In a recent Curatorial Roundtable organized by the School of Visual Arts in New York, he was introduced as “one of the leading curators in the world–a true visionary in the field.” Kittelmann served as a museum director at the most important German museums, most notably from 2008 to 2020 as the director of the Nationalgalerie, State Museums of Berlin, comprising six museums among them the Neue Nationalgalerie, Alte Nationalgalerie, and Hamburger Bahnhof – Museum for Contemporary Art, Museum Berggruen, Scharf-Gerstenberg Collection and Friedrichswerdersche Church. During his tenure, he also initiated the renovation of Mies van der Rohe’s architectural masterpiece, the Neue Nationalgalerie, by the British architect David Chipperfield, and petitioned the German government to construct the upcoming Berlin Modern designed by Herzog & de Meuron beside the Mies van der Rohe building.

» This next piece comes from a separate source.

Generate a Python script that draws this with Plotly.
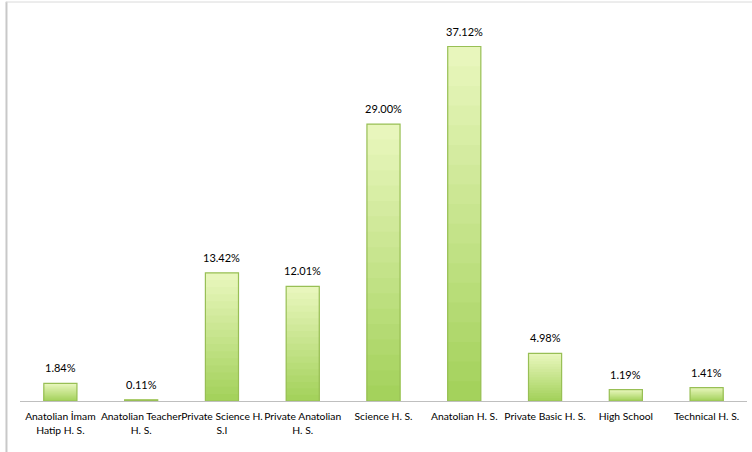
import plotly.graph_objects as go

# School types and the share of students from each
categories = [
    "Anatolian İmam<br>Hatip H. S.",
    "Anatolian Teacher<br>H. S.",
    "Private Science H.<br>S.I",
    "Private Anatolian<br>H. S.",
    "Science H. S.",
    "Anatolian H. S.",
    "Private Basic H. S.",
    "High School",
    "Technical H. S.",
]
shares = [1.84, 0.11, 13.42, 12.01, 29.00, 37.12, 4.98, 1.19, 1.41]

FONT = "Lato, Roboto, sans-serif"
BAR_WIDTH = 0.41

# Vertical gradient from a pale top to a deeper green base
top_rgb = (0xE8, 0xF6, 0xBC)
base_rgb = (0xA4, 0xD2, 0x5C)
N_STEPS = 18

fig = go.Figure()

for i in range(N_STEPS):
    frac = 1 - i / N_STEPS
    t = i / (N_STEPS - 1)
    r, g, b = (round(a + (c - a) * t) for a, c in zip(top_rgb, base_rgb))
    fig.add_trace(go.Bar(
        x=categories, y=[v * frac for v in shares], width=BAR_WIDTH,
        marker=dict(color=f"rgb({r},{g},{b})", line=dict(width=0)),
        hoverinfo="skip", showlegend=False,
    ))

# Outline drawn last so the darker edge sits above the fill
fig.add_trace(go.Bar(
    x=categories, y=shares, width=BAR_WIDTH,
    marker=dict(color="rgba(0,0,0,0)", line=dict(color="#98BF55", width=1.2)),
    hoverinfo="x+y", showlegend=False,
))

# Value labels above each bar
for c, v in zip(categories, shares):
    fig.add_annotation(
        x=c, y=v, text=f"{v:.2f}%", showarrow=False,
        yanchor="bottom", yshift=7,
        font=dict(family=FONT, size=11, color="#000000"),
    )

# Outer frame lines (left and top)
fig.add_shape(type="line", xref="paper", yref="paper",
              x0=-0.0186, x1=-0.0186, y0=-0.2, y1=1.045,
              line=dict(color="#C8C8C8", width=2))
fig.add_shape(type="line", xref="paper", yref="paper",
              x0=-0.0193, x1=1.01, y0=1.0445, y1=1.0445,
              line=dict(color="#DADADA", width=1))

fig.update_layout(
    width=752, height=452,
    margin=dict(l=20, r=5, t=19, b=51),
    barmode="overlay",
    plot_bgcolor="white", paper_bgcolor="white",
    font=dict(family=FONT, size=11, color="#000000"),
    xaxis=dict(
        showline=True, linecolor="#BFBFBF", linewidth=1,
        showgrid=False, ticks="", tickfont=dict(family=FONT, size=10.3),
        tickangle=0, ticklabelstandoff=6,
    ),
    yaxis=dict(
        range=[0, 40], visible=False, showgrid=False, zeroline=False,
    ),
)

fig.write_html("out.html")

Throughout his career, Kittelmann also staged several exhibitions for Fondazione Prada in Milan, Venice, and Shanghai; among them The Boat is Leaking. The Captain Lied (Biennale di Venezia, 2017) with Thomas Demand, Alexander Kluge and Anna Viebrock, and more recently, in collaboration with Taryn Simon the project titled Human Brains: It Begins with an Idea (Biennale di Venezia, 2022), an exhibition in the field of neuroscience. Both of these projects redefined the philosophy of an interdisciplinary exhibition. His projects also include a Rudolf Stingel solo exhibition (2019) at the Fondation Beyeler in Basel, Switzerland and El Greco/Tino Sehgal (2023) at the Centro Botín in Santander, Spain. Most recently, he curated Walton Ford: Lion of God (2024) at Venice’s Ateneo Veneto di Scienze, Lettere ed Arti.

ABOUT THE JULIA STOSCHEK FOUNDATION

The Julia Stoschek Foundation is a nonprofit arts and culture organization dedicated to the public presentation, advancement, conservation, and scholarship of time-based art. Across two publicly accessible exhibition spaces in Berlin and Düsseldorf, the Julia Stoschek Foundation presents pioneering media and performance art in large-scale exhibitions and discursive events. The foundation also manages the Julia Stoschek Collection (est. 2002), one of the world’s most comprehensive private collections of time-based art.

With over 1,000 artworks by 300 artists from the 1960s to today, the collection spans video, film, single- and multi-channel moving-image installation, multimedia environments, performance, sound, and virtual reality. Photography, sculpture, and painting supplement its time-based emphasis.

Artworks from the collection have been presented in solo and group exhibitions in Düsseldorf since 2007. In 2016, a second exhibition space opened in Berlin-Mitte. Both spaces feature a wide-ranging outreach program, including guided tours, screenings, lectures, artist talks, and workshops, providing diverse audiences with the opportunity to engage with time-based art on different levels and from different perspectives.